The Company acquired a patent in 2009 for a resorbable bone hemostat and delivery system for orthopedic bone void fillers. In connection with the patent acquisition, the Company entered into a royalty agreement to pay 8% of the Company’s net revenues, including royalty revenues, generated from products that utilize the Company’s acquired patented bone hemostat and delivery system. This patent is not part of the Company’s long-term strategic focus. The Company subsequently licensed the patent to a third party to market a bone void filler product for which the Company receives a 2% royalty on product sales over the life of the patent, which expires in 2023, with annual minimum royalties of $201,000. To date, royalty revenues received by the Company related to this licensing agreement have not exceeded the annual minimum of $201,000 ($50,250 per quarter). Therefore, the Company’s annual royalty obligation has been $16,080 ($4,020 per quarter), with the expense being reported in “Cost of goods sold” in the accompanying Unaudited Consolidated Statements of Operations.

 

Precision Healing Merger Agreement 

 

On April 4, 2022, the Company closed a merger transaction with Precision Healing pursuant to which Precision Healing became a wholly owned subsidiary of the Company. Pursuant to the terms of the merger agreement, holders of Precision Healing common stock and preferred stock, other than the Company, were entitled to receive  closing consideration consisting of $125,966 in cash consideration, which was paid to stockholders who were not accredited investors, 165,738 shares of the Company’s common stock, which was paid only to accredited investors, and the payment in cash of approximately $0.6 million of transaction expenses of Precision Healing.
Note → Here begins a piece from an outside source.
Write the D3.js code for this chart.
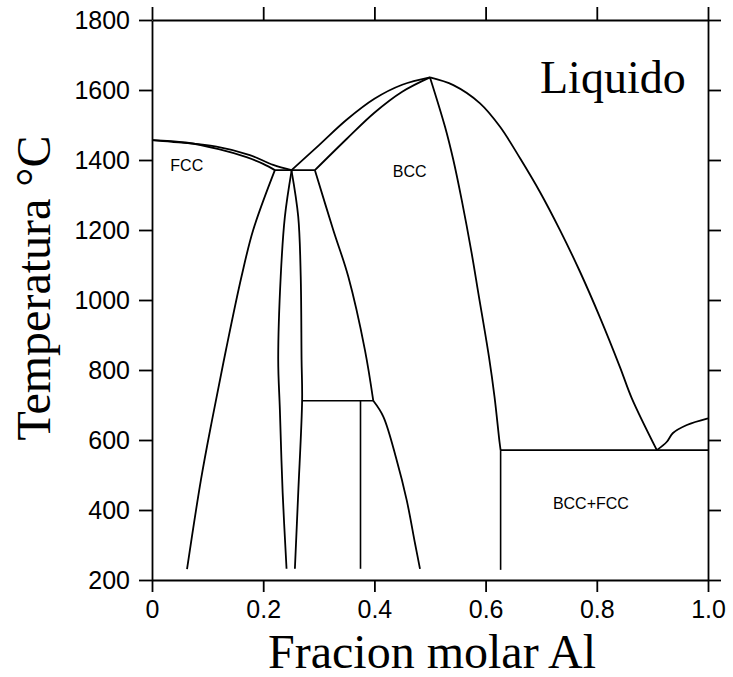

The Company recorded the issuance of the 165,738 shares to accredited investors and cash payments to non-accredited investors based on the closing price per share of the Company’s common stock on April 4, 2022 which was $30.75.

 

Upon the closing of the merger, the Precision Healing outstanding options previously granted under the Precision Healing 2020 Stock Option and Grant Plan (the “Precision Healing Plan”) converted pursuant to their terms into options to acquire an aggregate of 144,191 shares of Company common stock with a weighted exercise price of $10.71 per share. These options expire between August 2030 and April 2031. In addition, outstanding and unexercised Precision Healing warrants converted into rights to receive warrants to purchase (i) 4,424 shares of Company common stock with an initial exercise price of $7.32 per share and an expiration date of April 22, 2031 and (ii) 12,301 shares of the Company’s common stock with an initial exercise price of $12.05 per share and an expiration date of August 10, 2030. Concurrent with the assumption of the Precision Healing Plan, the Company terminated the ability to offer future awards under the Precision Healing Plan.

 

Pursuant to the merger agreement, upon the achievement of certain performance thresholds, the securityholders of Precision Healing, including the holders of options and warrants to purchase Precision Healing common stock and certain persons promised options to purchase Precision Healing common stock, are also entitled to receive payments of up to $10.0 million, which was accounted for as contingent consideration pursuant to ASC Topic 805, Business Combinations (“ASC 805”). The earnout consideration is payable in cash or, at the Company’s election, is payable to accredited investors in shares of Company common stock at a price per share equal to the greater of (i) $27.13 or (ii) the average closing price of Company common stock for the 20 trading days prior to the date such earnout consideration is due and payable. Pursuant to the merger agreement, a minimum percentage of the earnout consideration may be required to be issued to accredited investors in shares of Company common stock for tax purposes. The amount and composition of the portion of earnout consideration payable is subject to adjustment and offsets as set forth in the merger agreement. See Note 10 for more information regarding the merger with Precision Healing.

 

 

Other Commitments

 

On May 9, 2019, the Company organized Sanara Pulsar, LLC (“Sanara Pulsar”), a Texas limited liability company, which is owned 60% by the Company’s wholly owned subsidiary Cellerate, LLC, and 40% owned by Wound Care Solutions, Limited (“WCS”), an unaffiliated company registered in the United Kingdom. At the time of the formation of Sanara Pulsar, it and WCS entered into a supply agreement whereby Sanara Pulsar became the exclusive distributor in the United States of certain wound care products that utilize intellectual property developed and owned by WCS. In the event WCS’s annual Form K-l from Sanara Pulsar does not allocate to WCS net income of at least $200,000 (the “Target Net Income”), the Company will, within 30 days after such determination, pay WCS the amount of funds representing the difference between the Target Net Income and the actual amount of net income shown on WCS’s Form K-1, as a distribution from Sanara Pulsar to WCS. For each of the years 2021 through 2024 the Target Net Income will increase by $20,000. In April 2022, the Company paid WCS $220,000 related to the fiscal 2021 Form K-1. All other distributions made by Sanara Pulsar to its members, not including tax distributions, will be made exclusively to the Company until such time as the Company has received an amount of distributions equal to all such advances to WCS.